Inhaltlich wird sich das deutsch-französische Team darauf konzentrieren, die Evolution der Stoffwechselprodukte in Nachtschattengewächsen wie Kartoffeln, Tomaten, Tabak und Petunien zu untersuchen. Welche genetischen Veränderungen sind für die Unterschiede im Metabolismus der Pflanzen hauptsächlich verantwortlich? Ist die Modifikation eines einzigen Enzyms ausreichend, um eine Pflanze gegen Schädlinge zu verteidigen oder ihr einen scharfen Geschmack zu verleihen? In einem weiteren Schritt wird das Team der Frage nachgehen, welche evolutionären Kräfte neben den Umweltfaktoren für die Vielfalt pflanzlicher Metaboliten verantwortlich sind. So können einige Zwischenverbindungen in der Biosynthese bestimmter Abwehrstoffe Autotoxizität verursachen. Das heißt: Sammeln sich in der Pflanze übermäßig viele dieser Zwischenverbindungen an, kann dies das Wachstum und die Entwicklung der Pflanzen selbst hemmen. Um das zu verhindern, werden diese zum Beispiel durch das Ankoppeln von Zuckermolekülen modifiziert. Solche Modifikationen, so die Vermutung der Forschenden, könnten in hohem Maße zur Vielfalt des pflanzlichen Stoffwechsels beitragen. "Ich denke, die Ergebnisse unserer Untersuchung werden neue Einblicke in die Evolution des Pflanzenstoffwechsels geben und die Möglichkeiten des Metabolic Engineering von Pflanzen erweitern, einem Schlüsselbereich der grünen Biotechnologie", erklärt Xu.

Projekt NeuroDevFunc: Wie nehmen Fruchtfliegen Bewegung visuell wahr?

Unsere Augen sind ständig damit beschäftigt, Bewegungsinformation zu verarbeiten.
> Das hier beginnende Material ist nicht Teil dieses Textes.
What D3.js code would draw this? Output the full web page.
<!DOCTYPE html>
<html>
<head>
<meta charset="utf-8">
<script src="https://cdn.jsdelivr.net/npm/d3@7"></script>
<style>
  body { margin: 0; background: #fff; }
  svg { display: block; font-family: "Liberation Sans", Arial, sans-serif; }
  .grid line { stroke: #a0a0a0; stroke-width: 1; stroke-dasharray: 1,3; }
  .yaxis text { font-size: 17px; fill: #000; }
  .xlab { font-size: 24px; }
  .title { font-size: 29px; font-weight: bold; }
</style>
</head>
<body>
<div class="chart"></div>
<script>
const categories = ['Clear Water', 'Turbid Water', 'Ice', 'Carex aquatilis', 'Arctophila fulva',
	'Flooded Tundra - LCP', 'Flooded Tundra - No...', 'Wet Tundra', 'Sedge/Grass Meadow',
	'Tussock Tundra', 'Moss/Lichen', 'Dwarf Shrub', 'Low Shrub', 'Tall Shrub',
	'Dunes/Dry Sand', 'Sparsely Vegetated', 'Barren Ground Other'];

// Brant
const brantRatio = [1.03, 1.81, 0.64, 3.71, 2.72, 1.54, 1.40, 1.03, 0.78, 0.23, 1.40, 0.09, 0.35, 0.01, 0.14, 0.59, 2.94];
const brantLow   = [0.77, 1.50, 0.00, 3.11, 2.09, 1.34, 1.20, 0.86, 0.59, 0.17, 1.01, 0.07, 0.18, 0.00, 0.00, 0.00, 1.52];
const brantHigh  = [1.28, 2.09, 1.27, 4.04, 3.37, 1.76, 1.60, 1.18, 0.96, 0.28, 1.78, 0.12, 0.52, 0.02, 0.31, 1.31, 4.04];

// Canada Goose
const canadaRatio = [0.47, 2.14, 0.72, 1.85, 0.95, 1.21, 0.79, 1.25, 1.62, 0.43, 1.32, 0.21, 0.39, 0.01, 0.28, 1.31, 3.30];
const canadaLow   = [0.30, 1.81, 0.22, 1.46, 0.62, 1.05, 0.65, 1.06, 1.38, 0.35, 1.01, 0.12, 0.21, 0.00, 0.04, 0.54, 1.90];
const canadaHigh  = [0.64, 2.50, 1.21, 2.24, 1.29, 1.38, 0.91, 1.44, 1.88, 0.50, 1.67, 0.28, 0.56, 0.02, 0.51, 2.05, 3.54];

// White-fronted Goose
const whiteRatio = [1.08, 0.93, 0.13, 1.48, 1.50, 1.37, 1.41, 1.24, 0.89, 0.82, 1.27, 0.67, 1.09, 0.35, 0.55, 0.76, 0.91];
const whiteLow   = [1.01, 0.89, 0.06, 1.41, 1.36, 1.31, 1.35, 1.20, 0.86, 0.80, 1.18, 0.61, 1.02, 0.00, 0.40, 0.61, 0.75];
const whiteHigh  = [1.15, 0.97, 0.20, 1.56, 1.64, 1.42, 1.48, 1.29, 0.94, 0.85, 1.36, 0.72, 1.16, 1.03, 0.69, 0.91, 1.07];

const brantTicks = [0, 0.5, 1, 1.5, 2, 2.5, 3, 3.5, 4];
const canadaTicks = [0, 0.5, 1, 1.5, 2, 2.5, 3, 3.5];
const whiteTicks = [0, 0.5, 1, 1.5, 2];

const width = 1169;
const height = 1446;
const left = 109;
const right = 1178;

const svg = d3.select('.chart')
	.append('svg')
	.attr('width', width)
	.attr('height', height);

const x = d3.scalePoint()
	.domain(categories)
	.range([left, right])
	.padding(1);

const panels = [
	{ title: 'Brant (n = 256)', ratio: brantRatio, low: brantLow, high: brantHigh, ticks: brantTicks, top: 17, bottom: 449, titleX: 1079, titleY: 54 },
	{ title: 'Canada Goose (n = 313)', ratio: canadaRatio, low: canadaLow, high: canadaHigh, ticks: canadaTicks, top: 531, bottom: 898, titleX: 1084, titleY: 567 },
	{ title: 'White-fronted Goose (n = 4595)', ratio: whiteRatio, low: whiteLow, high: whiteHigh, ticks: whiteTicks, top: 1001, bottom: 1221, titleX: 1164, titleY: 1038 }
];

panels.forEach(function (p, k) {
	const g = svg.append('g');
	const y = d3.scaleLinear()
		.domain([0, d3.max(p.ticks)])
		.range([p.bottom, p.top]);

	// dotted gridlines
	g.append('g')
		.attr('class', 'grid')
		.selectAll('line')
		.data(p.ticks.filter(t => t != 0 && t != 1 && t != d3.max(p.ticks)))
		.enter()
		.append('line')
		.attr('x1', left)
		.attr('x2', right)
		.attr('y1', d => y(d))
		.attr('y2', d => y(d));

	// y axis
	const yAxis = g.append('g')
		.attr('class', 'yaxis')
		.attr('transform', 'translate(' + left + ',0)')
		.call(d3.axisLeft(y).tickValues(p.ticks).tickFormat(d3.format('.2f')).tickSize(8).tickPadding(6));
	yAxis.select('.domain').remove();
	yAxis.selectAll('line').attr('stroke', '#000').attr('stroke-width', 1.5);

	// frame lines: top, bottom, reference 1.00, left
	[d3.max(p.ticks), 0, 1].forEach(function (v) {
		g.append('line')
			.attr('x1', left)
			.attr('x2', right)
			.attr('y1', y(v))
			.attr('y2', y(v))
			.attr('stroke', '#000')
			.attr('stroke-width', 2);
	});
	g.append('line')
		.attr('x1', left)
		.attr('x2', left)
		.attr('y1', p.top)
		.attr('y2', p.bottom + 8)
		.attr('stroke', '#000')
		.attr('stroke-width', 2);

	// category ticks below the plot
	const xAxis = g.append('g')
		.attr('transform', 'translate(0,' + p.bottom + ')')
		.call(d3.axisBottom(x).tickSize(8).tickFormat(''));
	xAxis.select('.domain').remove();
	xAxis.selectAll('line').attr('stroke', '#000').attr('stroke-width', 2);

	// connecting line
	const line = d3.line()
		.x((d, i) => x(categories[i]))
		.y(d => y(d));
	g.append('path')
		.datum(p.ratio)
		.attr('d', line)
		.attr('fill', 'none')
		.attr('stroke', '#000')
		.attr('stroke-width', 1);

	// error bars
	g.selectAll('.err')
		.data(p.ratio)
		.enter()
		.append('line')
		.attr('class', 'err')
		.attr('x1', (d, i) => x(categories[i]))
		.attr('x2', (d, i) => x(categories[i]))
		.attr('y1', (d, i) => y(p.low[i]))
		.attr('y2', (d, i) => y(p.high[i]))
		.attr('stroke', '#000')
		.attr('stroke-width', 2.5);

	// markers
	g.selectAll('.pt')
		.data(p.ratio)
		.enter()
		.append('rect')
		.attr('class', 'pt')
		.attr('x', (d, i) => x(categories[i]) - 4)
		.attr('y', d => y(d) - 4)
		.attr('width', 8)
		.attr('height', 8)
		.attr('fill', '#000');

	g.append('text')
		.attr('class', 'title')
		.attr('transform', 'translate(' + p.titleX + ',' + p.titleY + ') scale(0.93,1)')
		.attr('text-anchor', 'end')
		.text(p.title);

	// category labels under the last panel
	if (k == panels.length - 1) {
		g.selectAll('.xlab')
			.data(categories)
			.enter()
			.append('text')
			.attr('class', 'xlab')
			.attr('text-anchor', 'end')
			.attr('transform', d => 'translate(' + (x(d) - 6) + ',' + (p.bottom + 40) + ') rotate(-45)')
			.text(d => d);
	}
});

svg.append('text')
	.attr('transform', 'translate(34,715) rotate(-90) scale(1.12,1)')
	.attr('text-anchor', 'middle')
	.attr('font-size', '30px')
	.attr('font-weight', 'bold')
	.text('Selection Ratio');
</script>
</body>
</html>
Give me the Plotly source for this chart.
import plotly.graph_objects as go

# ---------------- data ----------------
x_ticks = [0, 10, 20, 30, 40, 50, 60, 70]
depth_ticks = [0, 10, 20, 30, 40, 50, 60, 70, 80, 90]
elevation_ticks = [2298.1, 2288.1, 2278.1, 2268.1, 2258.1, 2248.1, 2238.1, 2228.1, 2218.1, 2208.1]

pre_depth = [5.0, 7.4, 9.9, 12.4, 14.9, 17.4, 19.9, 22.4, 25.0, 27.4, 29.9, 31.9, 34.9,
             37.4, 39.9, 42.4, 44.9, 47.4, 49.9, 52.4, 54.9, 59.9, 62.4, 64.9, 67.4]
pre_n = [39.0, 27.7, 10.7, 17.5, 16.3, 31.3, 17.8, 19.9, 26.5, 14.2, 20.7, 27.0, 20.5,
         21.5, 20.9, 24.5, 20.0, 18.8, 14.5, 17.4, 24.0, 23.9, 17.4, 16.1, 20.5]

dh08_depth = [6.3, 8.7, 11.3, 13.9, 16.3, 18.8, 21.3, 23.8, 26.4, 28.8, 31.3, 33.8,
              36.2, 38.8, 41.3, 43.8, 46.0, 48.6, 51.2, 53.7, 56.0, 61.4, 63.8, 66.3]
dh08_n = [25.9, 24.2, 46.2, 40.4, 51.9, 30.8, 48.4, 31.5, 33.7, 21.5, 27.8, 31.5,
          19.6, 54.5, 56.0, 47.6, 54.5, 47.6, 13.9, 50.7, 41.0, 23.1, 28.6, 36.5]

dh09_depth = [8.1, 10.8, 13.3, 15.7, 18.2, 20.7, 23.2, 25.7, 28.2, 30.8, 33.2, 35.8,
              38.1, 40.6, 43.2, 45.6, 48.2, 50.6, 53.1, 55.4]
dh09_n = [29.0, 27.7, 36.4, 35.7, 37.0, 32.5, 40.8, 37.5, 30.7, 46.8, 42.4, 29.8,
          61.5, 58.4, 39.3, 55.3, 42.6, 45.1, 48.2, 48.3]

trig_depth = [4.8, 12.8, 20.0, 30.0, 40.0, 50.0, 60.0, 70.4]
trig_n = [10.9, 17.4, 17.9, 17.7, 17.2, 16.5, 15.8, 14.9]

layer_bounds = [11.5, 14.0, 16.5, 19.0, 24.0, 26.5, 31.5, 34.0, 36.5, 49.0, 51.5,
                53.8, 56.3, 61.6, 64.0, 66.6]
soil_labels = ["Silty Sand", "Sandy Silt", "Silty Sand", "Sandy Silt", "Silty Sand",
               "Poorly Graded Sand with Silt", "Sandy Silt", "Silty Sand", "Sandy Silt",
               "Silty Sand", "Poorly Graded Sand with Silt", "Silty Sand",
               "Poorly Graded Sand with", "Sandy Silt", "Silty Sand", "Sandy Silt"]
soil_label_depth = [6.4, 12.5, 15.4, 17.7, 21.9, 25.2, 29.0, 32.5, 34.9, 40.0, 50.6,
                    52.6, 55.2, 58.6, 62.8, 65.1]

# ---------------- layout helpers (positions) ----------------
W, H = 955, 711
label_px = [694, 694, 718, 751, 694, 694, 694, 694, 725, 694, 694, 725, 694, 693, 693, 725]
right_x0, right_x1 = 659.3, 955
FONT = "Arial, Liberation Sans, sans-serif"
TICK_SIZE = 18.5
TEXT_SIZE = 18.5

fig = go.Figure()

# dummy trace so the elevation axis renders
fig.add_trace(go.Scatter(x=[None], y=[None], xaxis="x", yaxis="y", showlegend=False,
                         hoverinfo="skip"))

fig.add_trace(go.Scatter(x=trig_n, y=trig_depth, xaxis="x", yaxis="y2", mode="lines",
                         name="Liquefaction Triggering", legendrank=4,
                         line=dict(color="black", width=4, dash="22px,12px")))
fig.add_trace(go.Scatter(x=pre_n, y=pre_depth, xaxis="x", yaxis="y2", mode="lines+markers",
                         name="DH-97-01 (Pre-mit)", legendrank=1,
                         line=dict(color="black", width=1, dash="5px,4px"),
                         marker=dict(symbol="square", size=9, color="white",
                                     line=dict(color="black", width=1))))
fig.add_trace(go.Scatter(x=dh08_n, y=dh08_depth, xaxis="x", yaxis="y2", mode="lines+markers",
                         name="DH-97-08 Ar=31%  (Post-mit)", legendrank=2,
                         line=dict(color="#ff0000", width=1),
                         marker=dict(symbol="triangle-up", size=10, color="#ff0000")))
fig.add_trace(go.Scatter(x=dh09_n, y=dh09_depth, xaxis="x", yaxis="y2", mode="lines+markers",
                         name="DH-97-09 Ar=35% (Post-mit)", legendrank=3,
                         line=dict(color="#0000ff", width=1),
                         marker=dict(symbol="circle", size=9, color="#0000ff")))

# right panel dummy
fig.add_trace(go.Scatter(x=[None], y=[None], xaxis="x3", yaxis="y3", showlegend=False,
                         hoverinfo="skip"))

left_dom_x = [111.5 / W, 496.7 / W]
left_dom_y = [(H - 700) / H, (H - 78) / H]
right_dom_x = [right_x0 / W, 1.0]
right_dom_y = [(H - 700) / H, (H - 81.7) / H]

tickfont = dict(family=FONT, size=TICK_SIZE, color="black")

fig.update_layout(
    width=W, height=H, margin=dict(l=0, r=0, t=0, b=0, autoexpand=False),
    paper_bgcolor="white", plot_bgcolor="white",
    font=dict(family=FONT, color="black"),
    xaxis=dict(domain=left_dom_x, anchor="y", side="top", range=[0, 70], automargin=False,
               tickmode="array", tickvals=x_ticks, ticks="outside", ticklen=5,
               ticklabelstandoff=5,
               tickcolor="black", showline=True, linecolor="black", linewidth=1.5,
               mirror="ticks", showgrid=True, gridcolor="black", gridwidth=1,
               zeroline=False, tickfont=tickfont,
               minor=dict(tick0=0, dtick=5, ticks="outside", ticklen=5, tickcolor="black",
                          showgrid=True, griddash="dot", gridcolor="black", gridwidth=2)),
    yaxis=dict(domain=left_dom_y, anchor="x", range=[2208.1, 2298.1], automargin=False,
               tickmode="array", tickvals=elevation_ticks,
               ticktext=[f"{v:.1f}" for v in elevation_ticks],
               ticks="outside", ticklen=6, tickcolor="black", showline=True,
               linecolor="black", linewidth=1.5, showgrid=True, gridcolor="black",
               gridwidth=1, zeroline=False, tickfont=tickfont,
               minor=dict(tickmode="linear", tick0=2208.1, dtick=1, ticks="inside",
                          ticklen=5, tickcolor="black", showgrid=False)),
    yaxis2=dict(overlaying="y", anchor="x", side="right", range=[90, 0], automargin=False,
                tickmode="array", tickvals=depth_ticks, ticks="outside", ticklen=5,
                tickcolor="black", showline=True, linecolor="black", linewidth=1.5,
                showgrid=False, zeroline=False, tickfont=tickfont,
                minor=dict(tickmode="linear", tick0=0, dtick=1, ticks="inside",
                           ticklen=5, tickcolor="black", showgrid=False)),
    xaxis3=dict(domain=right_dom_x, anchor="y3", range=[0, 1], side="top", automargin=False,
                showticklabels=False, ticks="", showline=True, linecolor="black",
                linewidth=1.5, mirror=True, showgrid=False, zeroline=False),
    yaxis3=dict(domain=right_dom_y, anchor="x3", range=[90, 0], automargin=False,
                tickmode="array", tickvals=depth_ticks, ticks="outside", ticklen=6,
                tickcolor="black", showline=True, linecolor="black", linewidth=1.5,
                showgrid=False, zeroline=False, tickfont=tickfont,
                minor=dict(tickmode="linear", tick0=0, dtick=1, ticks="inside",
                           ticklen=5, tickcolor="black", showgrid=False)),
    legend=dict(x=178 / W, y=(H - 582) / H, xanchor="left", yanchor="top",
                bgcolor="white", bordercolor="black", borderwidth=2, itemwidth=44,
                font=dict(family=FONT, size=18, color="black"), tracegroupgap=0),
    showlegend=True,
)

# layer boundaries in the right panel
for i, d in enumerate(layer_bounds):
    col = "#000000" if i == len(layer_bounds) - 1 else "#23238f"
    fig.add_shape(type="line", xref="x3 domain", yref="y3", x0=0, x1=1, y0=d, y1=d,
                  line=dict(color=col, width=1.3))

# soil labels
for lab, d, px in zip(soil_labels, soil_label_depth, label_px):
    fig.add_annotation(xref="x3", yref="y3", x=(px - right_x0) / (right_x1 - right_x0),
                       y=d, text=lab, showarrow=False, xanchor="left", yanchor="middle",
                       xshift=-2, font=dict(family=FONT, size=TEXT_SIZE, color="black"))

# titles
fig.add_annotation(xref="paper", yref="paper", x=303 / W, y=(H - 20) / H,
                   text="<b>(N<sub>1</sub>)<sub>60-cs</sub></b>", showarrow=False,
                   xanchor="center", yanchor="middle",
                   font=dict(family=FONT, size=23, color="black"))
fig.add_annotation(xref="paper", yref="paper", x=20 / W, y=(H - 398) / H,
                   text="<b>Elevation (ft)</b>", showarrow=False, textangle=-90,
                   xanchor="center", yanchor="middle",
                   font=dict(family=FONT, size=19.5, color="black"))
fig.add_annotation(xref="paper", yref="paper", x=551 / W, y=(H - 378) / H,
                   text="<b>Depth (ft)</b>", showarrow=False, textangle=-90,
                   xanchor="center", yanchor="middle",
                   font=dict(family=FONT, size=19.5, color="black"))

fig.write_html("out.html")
Wir sehen Bewegung nicht nur, wenn uns jemand einen Ball zuschießt – also, wenn wir sich bewegende Objekte beobachten –, sondern auch, wenn wir selbst über den Fußballplatz rennen und sich die Umgebung relativ zu uns bewegt. So auch bei der Fruchtfliege, Drosophila melanogaster, die sowohl fliegen als auch laufen kann. Die Informationen, die das Auge erhält, müssen schnell ans Nervensystem weitergeleitet werden, um etwa Hindernissen auszuweichen. Dabei helfen unter anderem die T4- und T5-Zellen: Sie liegen nur wenige Zellschichten hinter den Fotorezeptoren im Auge und detektieren die Richtung von Bewegung. Wie diese Zellen die Bewegungsinformationen konkret verarbeiten, untersuchte Prof. Dr. Marion Silies von der JGU in den vergangenen Jahren. "Bisher waren sich viele Studien, die dieses Problem mit anatomischen, genetischen oder funktionalen Methoden untersucht haben, einig, dass es vier Typen dieser richtungsselektiven Zellen im Auge der Fruchtfliege gibt: je eine für Bewegung nach oben und unten, links oder rechts", berichtet Silies. "In einer Vorstudie, in der wir die gesamte Population dieser T4/T5 Zellen untersucht haben, konnten wir jedoch zeigen, dass es sechs unterschiedliche Typen dieser Nervenzellen gibt. Diese kodieren nicht strikt wie bisher angenommen uniforme Bewegungsrichtungen, sondern bilden als Gesamtheit die globalen Bewegungsmuster ab, die durch die Eigenbewegung der Fruchtfliege entstehen. Diese Ergebnisse sind im Bereich der Neurobiologie der visuellen Wahrnehmung ein Paradigmenwechsel."

Zu einem komplementären Ergebnis kam Dr. Bassem Hassan am Institut du Cerveau in Paris: Der Biologe untersuchte die Entwicklung der Zellen und fand – ebenfalls entgegen der bisherigen Meinung in der Wissenschaftscommunity – heraus, dass auch die Entwicklung mehr als vier richtungsdetektierende Nervenzellen generiert. "Unsere Ergebnisse ergänzen sich so gut, dass wir künftig die Entwicklungsbiologie mit unseren funktionellen Untersuchungen verknüpfen werden", berichtet Silies. Gemeinsam möchte das deutsch-französische Team verschiedenen Fragen nachgehen. Etwa: Wie genau sind Entwicklung und Funktion dieser Zellen miteinander verknüpft? Wie bilden die Subtypen richtungsselektiver Zellen unterschiedliches Verhalten ab? Finanziert wird diese länderübergreifende Forschung für drei Jahre über das ANR-DFG-Programm.